When parishioners of the Catholic Community of St. Michael/St. Patrick, Fells Point, opened their May church bulletins, inside they found a brochure informing immigrants how to legally protect themselves if they are detained.
In a faith community where some 80 percent of parishioners are Latino immigrants, here legally and illegally – the English/Spanish written brochure is a vital tool, said Maritza Morales, secretary of St. Michael and St. Patrick.
“Everyone who comes to Mass gets a bulletin, so we stuffed them inside of the bulletin to make sure they got a brochure,” Ms. Morales said. “This is very important information for our parishioners. I hope they will read it and that it’s helpful to them.”
Though the brochure – produced by CASA of Maryland – had been in the works for more than a year, production was hastened after immigration officers raided several Baltimore City job sites earlier this year and arrested numerous immigrants suspected of being in this country illegally, said Liza Zamd, an attorney for the immigrant-rights organization.
“A lot of immigrants are not educated about how the system works in this country and it’s important they know what rights they have,” Ms. Zamd said. “In their home country they don’t have these rights and don’t always know any better.”
The double-sided-seven-page brochure lists several dos and don’ts for immigrants – regardless of their legal status – if they are detained by law enforcement officers, she said.
“For instance, this tells them not to sign any documents that they don’t fully understand,” Ms. Zamd said. “This can be a problem if they don’t know the language very well. In those cases they should wait to have an attorney read it and the contents are made clear to them in their own language.”
The brochure also emphasizes they have the right to remain silent and don’t have to speak with law enforcement officers without the presence of an attorney, she said.
Immigrants are also cautioned to keep copies of their legal documents with them at all times, in case they are detained, and to keep a back-up copy – if possible – in a safe place.
They should also have an emergency plan in place in case they are detained by law enforcement, to have someone pick up their children and to have a telephone number of an immigration attorney in their possession, Ms. Zamd said.
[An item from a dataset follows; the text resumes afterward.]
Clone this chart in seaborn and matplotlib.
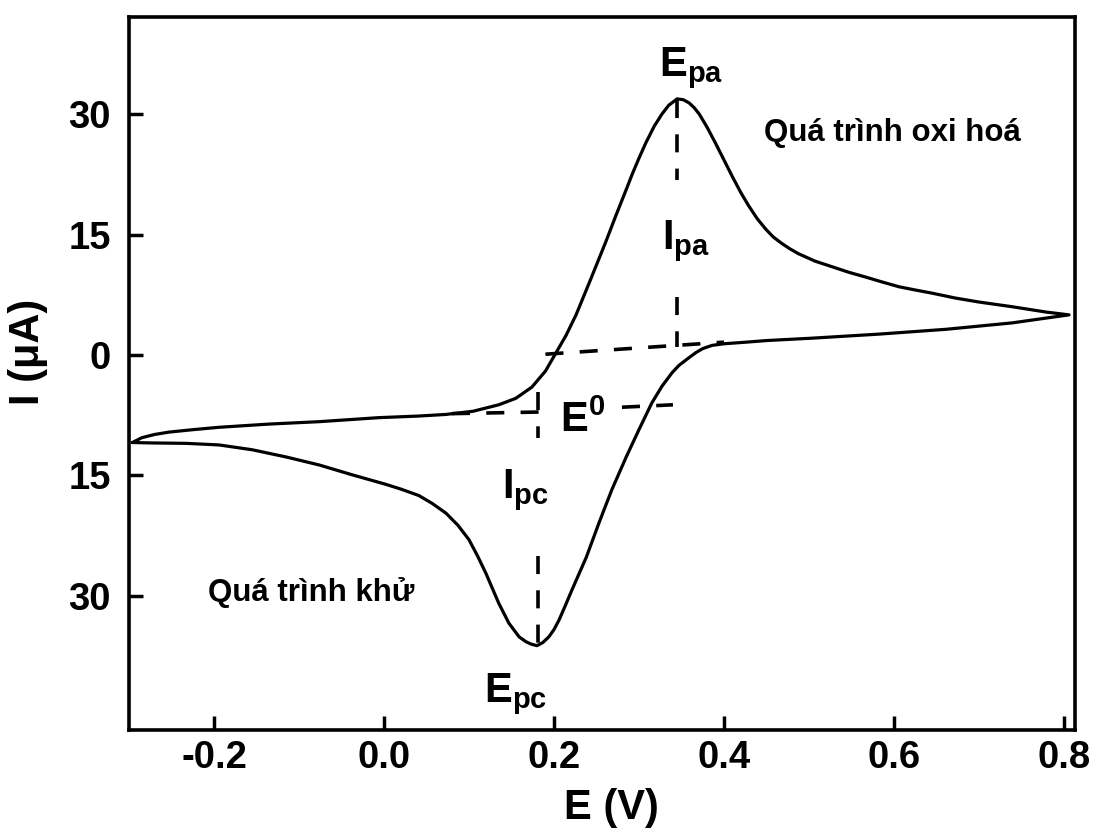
import numpy as np
import pandas as pd
import matplotlib
matplotlib.use('Agg')
import matplotlib.pyplot as plt
import seaborn as sns

# quét thuận (oxi hoá): E tăng dần
E_forward = [-0.296, -0.285, -0.270, -0.253, -0.225, -0.194, -0.135, -0.076, -0.006, 0.041,
             0.073, 0.105, 0.135, 0.155, 0.174, 0.190, 0.202, 0.214, 0.226, 0.240,
             0.253, 0.261, 0.273, 0.285, 0.292, 0.300, 0.308, 0.318, 0.327, 0.335,
             0.345, 0.352, 0.359, 0.365, 0.371, 0.380, 0.390, 0.400, 0.410, 0.420,
             0.429, 0.439, 0.449, 0.458, 0.468, 0.478, 0.488, 0.507, 0.527, 0.547,
             0.567, 0.586, 0.606, 0.625, 0.645, 0.672, 0.700, 0.740, 0.779, 0.806]
I_forward = [-10.9, -10.3, -9.9, -9.6, -9.3, -9.0, -8.6, -8.3, -7.8, -7.6,
             -7.4, -7.0, -6.2, -5.4, -4.0, -2.0, 0.2, 2.4, 5.0, 8.6,
             12.0, 14.1, 17.4, 20.6, 22.5, 24.5, 26.4, 28.5, 30.0, 31.1,
             31.9, 31.8, 31.4, 30.8, 30.0, 28.4, 26.4, 24.3, 22.2, 20.2,
             18.6, 17.0, 15.7, 14.7, 13.9, 13.2, 12.6, 11.7, 11.0, 10.3,
             9.7, 9.1, 8.5, 8.1, 7.7, 7.1, 6.6, 6.0, 5.35, 5.0]

# quét ngược (khử): E giảm dần
E_reverse = [0.806, 0.779, 0.739, 0.661, 0.582, 0.504, 0.450, 0.426, 0.400, 0.386,
             0.375, 0.367, 0.358, 0.347, 0.339, 0.327, 0.315, 0.300, 0.285, 0.268,
             0.253, 0.238, 0.221, 0.213, 0.206, 0.200, 0.194, 0.187, 0.180, 0.173,
             0.167, 0.159, 0.147, 0.135, 0.120, 0.110, 0.100, 0.087, 0.073, 0.057,
             0.041, 0.020, 0.002, -0.038, -0.076, -0.115, -0.155, -0.194, -0.233, -0.273,
             -0.296]
I_reverse = [5.0, 4.6, 4.0, 3.2, 2.6, 2.1, 1.8, 1.6, 1.4, 1.2,
             0.8, 0.3, -0.4, -1.3, -2.2, -3.9, -6.0, -9.3, -12.7, -16.8,
             -20.9, -25.2, -29.3, -31.3, -33.0, -34.2, -35.1, -35.8, -36.2, -36.0,
             -35.7, -35.1, -33.4, -30.9, -27.2, -25.0, -23.0, -21.2, -19.7, -18.5,
             -17.5, -16.7, -16.1, -14.9, -13.7, -12.7, -11.8, -11.2, -11.0, -10.95,
             -10.9]

# các đoạn nét đứt (E, I)
dash_E = [[0.345, 0.345], [0.345, 0.345], [0.19, 0.40],
          [0.181, 0.181], [0.181, 0.181], [0.08, 0.182], [0.28, 0.34]]
dash_I = [[31.8, 21.8], [7.2, 1.0], [0.1, 1.6],
          [-4.6, -10.3], [-25.0, -35.9], [-7.3, -7.1], [-6.5, -6.2]]

# nhãn trên đồ thị
label_text = [r'$\mathbf{E_{pa}}$', r'$\mathbf{I_{pa}}$', r'$\mathbf{E^{0}}$',
              r'$\mathbf{I_{pc}}$', r'$\mathbf{E_{pc}}$']
label_E = [0.362, 0.356, 0.234, 0.167, 0.155]
label_I = [35.7, 14.2, -8.2, -16.8, -42.2]

process_text = ['Quá trình oxi hoá', 'Quá trình khử']
process_E = [0.598, -0.086]
process_I = [27.6, -29.6]

x_ticks = [-0.2, 0.0, 0.2, 0.4, 0.6, 0.8]
y_ticks = [30, 15, 0, -15, -30]
y_tick_labels = ['30', '15', '0', '15', '30']

sns.set_style('ticks')
plt.rcParams['font.family'] = ['Liberation Sans', 'DejaVu Sans']
plt.rcParams['font.weight'] = 'bold'
plt.rcParams['text.color'] = 'black'
plt.rcParams['axes.labelcolor'] = 'black'
plt.rcParams['xtick.color'] = 'black'
plt.rcParams['ytick.color'] = 'black'
plt.rcParams['mathtext.fontset'] = 'custom'
plt.rcParams['mathtext.rm'] = 'Liberation Sans'
plt.rcParams['mathtext.bf'] = 'Liberation Sans:bold'
plt.rcParams['mathtext.it'] = 'Liberation Sans:italic'

df = pd.DataFrame({'E': E_forward + E_reverse, 'I': I_forward + I_reverse})

fig = plt.figure(figsize=(10.94, 8.32), dpi=100)
ax = fig.add_axes([0.1179, 0.1226, 0.8647, 0.857])

sns.lineplot(data=df, x='E', y='I', sort=False, estimator=None,
             color='black', linewidth=2.3, ax=ax)
for line in ax.get_lines():
    line.set_solid_joinstyle('round')

for xs, ys in zip(dash_E, dash_I):
    ax.plot(xs, ys, color='black', linewidth=2.6, dashes=(5.0, 4.5),
            solid_capstyle='butt')

for txt, x, y in zip(label_text, label_E, label_I):
    ax.text(x, y, txt, fontsize=30, ha='center', va='center', color='black')

for txt, x, y in zip(process_text, process_E, process_I):
    ax.text(x, y, txt, fontsize=22.5, fontweight='bold', ha='center', va='center')

ax.set_xlim(-0.30, 0.813)
ax.set_ylim(-46.7, 42.1)
ax.set_xticks(x_ticks)
ax.set_xticklabels([f'{v:.1f}' for v in x_ticks])
ax.set_yticks(y_ticks)
ax.set_yticklabels(y_tick_labels)
ax.tick_params(direction='in', length=10, width=2.5, labelsize=27.5, color='black')
ax.tick_params(axis='y', pad=13)
ax.tick_params(axis='x', pad=7)
for lab in ax.get_xticklabels() + ax.get_yticklabels():
    lab.set_fontweight('bold')

for sp in ax.spines.values():
    sp.set_linewidth(2.6)
    sp.set_color('black')

ax.set_xlabel('E (V)', fontsize=30, fontweight='bold')
ax.set_ylabel('I (μA)', fontsize=30, fontweight='bold')
ax.xaxis.set_label_coords(0.51, -0.082)
ax.yaxis.set_label_coords(-0.086, 0.53)

fig.savefig('out.png', dpi=100)
plt.close(fig)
“The information in this is applicable for people who are legal and for people who are not legal residents of this country,” she said. “It’s important that we educate everyone, immigrants and non immigrants, about their fundamental rights.”
In addition to churches with large Latino populations, the ACLU has also requested brochures, Ms. Zamd said.
Applauding the dissemination of legal information to the Hispanic population, Bishop Denis J. Madden, urban vicar, said the effort should help protect some of the more vulnerable residents in the city.